The request> From the entries below, gather each line containing the word "this".

(Source code of charts)

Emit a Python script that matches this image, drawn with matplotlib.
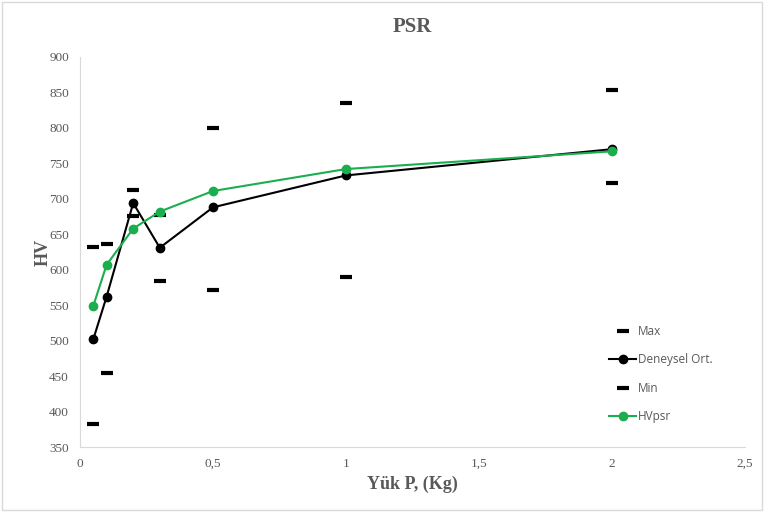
import numpy as np
import matplotlib.pyplot as plt
from matplotlib.ticker import FuncFormatter

# load values (Kg)
load = [0.05, 0.1, 0.2, 0.3, 0.5, 1, 2]
hv_max = [632, 636, 713, 677, 800, 835, 853]
hv_mean = [502, 562, 694, 631, 688, 733, 770]
hv_min = [382, 454, 676, 584, 572, 590, 722]
hv_psr = [549, 607, 658, 682, 711, 742, 767]

grey = "#595959"
serif = "Liberation Serif"

fig = plt.figure(figsize=(7.64, 5.12), dpi=100)
ax = fig.add_axes([80/764, 1 - 447/512, 665/764, 390/512])

ax.plot(load, hv_max, linestyle="none", marker="_", markersize=9,
        markeredgewidth=3, color="black", label="Max")
ax.plot(load, hv_mean, color="black", linewidth=1.5, marker="o",
        markersize=6, label="Deneysel Ort.")
ax.plot(load, hv_min, linestyle="none", marker="_", markersize=9,
        markeredgewidth=3, color="black", label="Min")
ax.plot(load, hv_psr, color="#1AAE4E", linewidth=1.5, marker="o",
        markersize=6, label="HVpsr")

ax.set_xlim(0, 2.5)
ax.set_ylim(350, 900)
ax.set_xticks(np.arange(0, 2.51, 0.5))
ax.set_yticks(np.arange(350, 901, 50))
ax.xaxis.set_major_formatter(FuncFormatter(lambda v, p: ("%g" % v).replace(".", ",")))

for s in ["top", "right"]:
    ax.spines[s].set_visible(False)
for s in ["left", "bottom"]:
    ax.spines[s].set_color("#D9D9D9")
ax.tick_params(length=0, labelsize=9.5, labelcolor=grey, pad=8)
for lab in ax.get_xticklabels() + ax.get_yticklabels():
    lab.set_fontfamily(serif)

ax.set_title("PSR", fontsize=15, fontweight="bold", color=grey,
             fontfamily=serif, pad=18)
ax.set_xlabel("Yük P, (Kg)", fontsize=13, fontweight="bold", color=grey,
              fontfamily=serif, labelpad=4)
ax.set_ylabel("HV", fontsize=13, fontweight="bold", color=grey,
              fontfamily=serif, labelpad=-2)

leg = ax.legend(loc="upper left", bbox_to_anchor=(0.78, 0.34), frameon=False,
                labelspacing=1.3, handlelength=2.3, handletextpad=0.1,
                prop={"family": "Open Sans", "size": 8.5})
for t in leg.get_texts():
    t.set_color(grey)

fig.patches.append(plt.Rectangle((0.003, 0.003), 0.994, 0.994, transform=fig.transFigure,
                                 fill=False, edgecolor="#D9D9D9", linewidth=1))

fig.savefig("out.png", dpi=100)
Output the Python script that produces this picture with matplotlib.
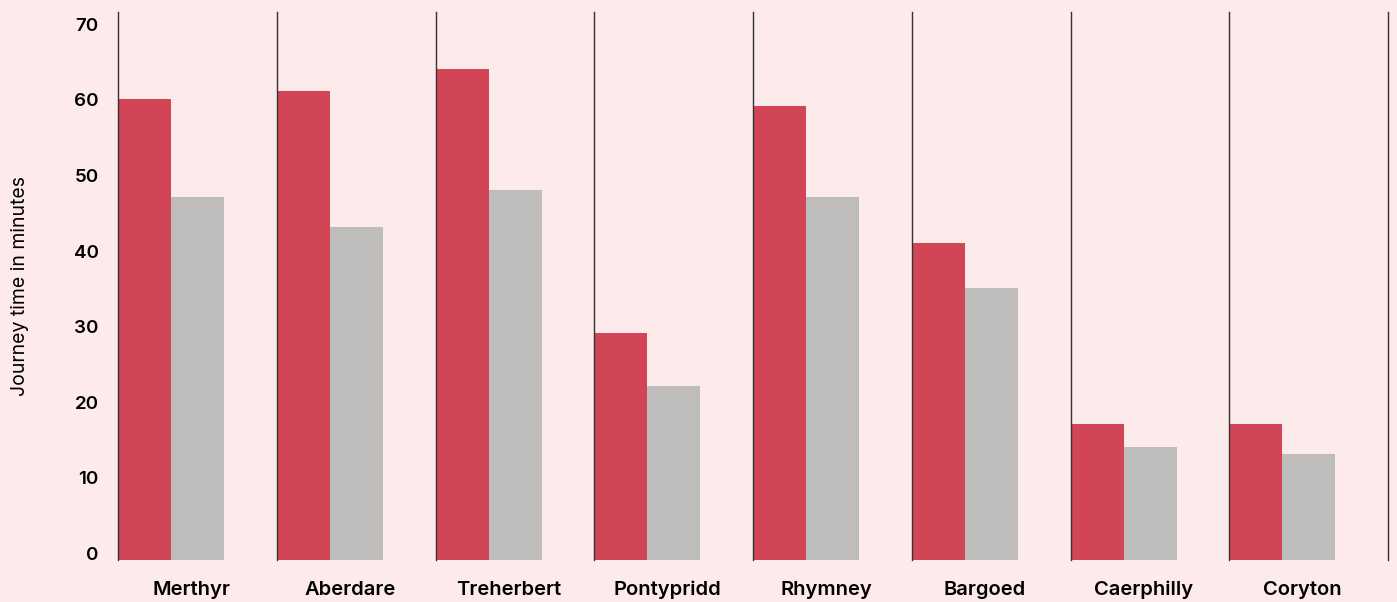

Correct result>
Emit a Python script that matches this image, drawn with matplotlib.
Output the Python script that produces this picture with matplotlib.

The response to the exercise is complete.